La lectura avisada del Modernismo exige una objetividad poco frecuente. De nada valen con él los esquemas de otras épocas y mentalidades. Su originalidad nace de la crisis universal decimonónica, y para penetrar dicha originalidad hay que entrar en los matices de la crisis que compone el contexto directo del Modernismo. Pero contextualizar no es suficiente, hay que ir hasta el interior de los meandros de la mentalidad de la época, y, desde dentro, pensar como entonces, sentir como entonces, proyectar al modernismo en la dimensión del principio de sub specie aeternitatis. Es decir, situarse en estado de empatía y dejarse llevar hasta el interior de las obras como para intentar leer con los ojos de los lectores de los tiempos modernistas.

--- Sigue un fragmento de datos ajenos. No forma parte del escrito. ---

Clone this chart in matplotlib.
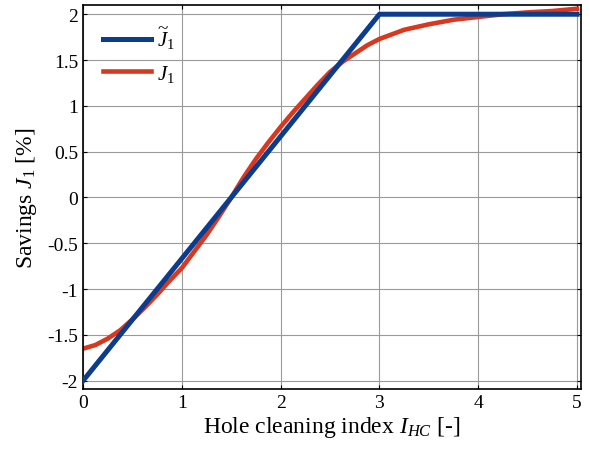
import numpy as np
import matplotlib
matplotlib.use('Agg')
import matplotlib.pyplot as plt

plt.rcParams['font.family'] = 'Liberation Serif'
plt.rcParams['mathtext.fontset'] = 'custom'
plt.rcParams['mathtext.rm'] = 'Liberation Serif'
plt.rcParams['mathtext.it'] = 'Liberation Serif:italic'

# piecewise linear approximation
x_lin = [0, 3, 5]
j_lin = [-2, 2, 2]

# computed savings
x_sav = [0, 0.125, 0.25, 0.375, 0.5, 0.625, 0.75, 0.875, 1.0, 1.125, 1.25,
         1.375, 1.5, 1.625, 1.75, 1.875, 2.0, 2.125, 2.25, 2.375, 2.5,
         2.625, 2.75, 2.875, 3.0, 3.25, 3.5, 3.75, 4.0, 4.25, 4.5, 4.75, 5.0]
j_sav = [-1.65, -1.61, -1.54, -1.45, -1.33, -1.20, -1.06, -0.91, -0.77, -0.59, -0.41,
         -0.21, 0.0, 0.22, 0.42, 0.60, 0.77, 0.93, 1.08, 1.23, 1.37,
         1.48, 1.57, 1.66, 1.73, 1.83, 1.89, 1.94, 1.97, 2.0, 2.02, 2.035, 2.06]

xticks = [0, 1, 2, 3, 4, 5]
yticks = [-2, -1.5, -1, -0.5, 0, 0.5, 1, 1.5, 2]
ytick_labels = ['-2', '-1.5', '-1', '-0.5', '0', '0.5', '1', '1.5', '2']

fig = plt.figure(figsize=(5.9, 4.56), dpi=100)
ax = fig.add_axes([0.1407, 0.1447, 0.844, 0.842])

ax.plot(x_lin, j_lin, color='#0b3d8c', lw=3.6, label=r'$\widetilde{J}_{\mathit{1}}$', zorder=3)
ax.plot(x_sav, j_sav, color='#d9381e', lw=3.3, label=r'$J_{\mathit{1}}$', zorder=2)

ax.set_xlim(0, 5.04)
ax.set_ylim(-2.09, 2.1)
ax.set_xticks(xticks)
ax.set_yticks(yticks)
ax.set_yticklabels(ytick_labels)
ax.grid(True, color='#9a9a9a', lw=0.8)
ax.tick_params(direction='in', top=True, right=True, labelsize=14, length=3)
for s in ax.spines.values():
    s.set_linewidth(1.2)

ax.set_xlabel(r'Hole cleaning index $I_{HC}$ [-]', fontsize=17, labelpad=2)
ax.set_ylabel(r'Savings $J_{\mathit{1}}$ [%]', fontsize=17, labelpad=6)

ax.legend(loc='upper left', frameon=False, fontsize=15, handlelength=2.3,
          handletextpad=0.3, borderaxespad=0.55, labelspacing=0.55)

fig.savefig('out.png', dpi=100)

Para intentar recrear un instante de eternidad en el que el tiempo pasado desde entonces se borra.

La presente edición en la colección Archivos, por su exactitud en constituir los textos de Herrera y Reissig nos abre el camino que lleva a la médula de esta obra única, herencia enjundiosa para la nueva literatura hispanoamericana, poiesis que exige toda nuestra humildad, serenidad y respeto al analizarla. El desarrollo de este Simposio que se cierra hoy sella nuestro compromiso con estas exigencias.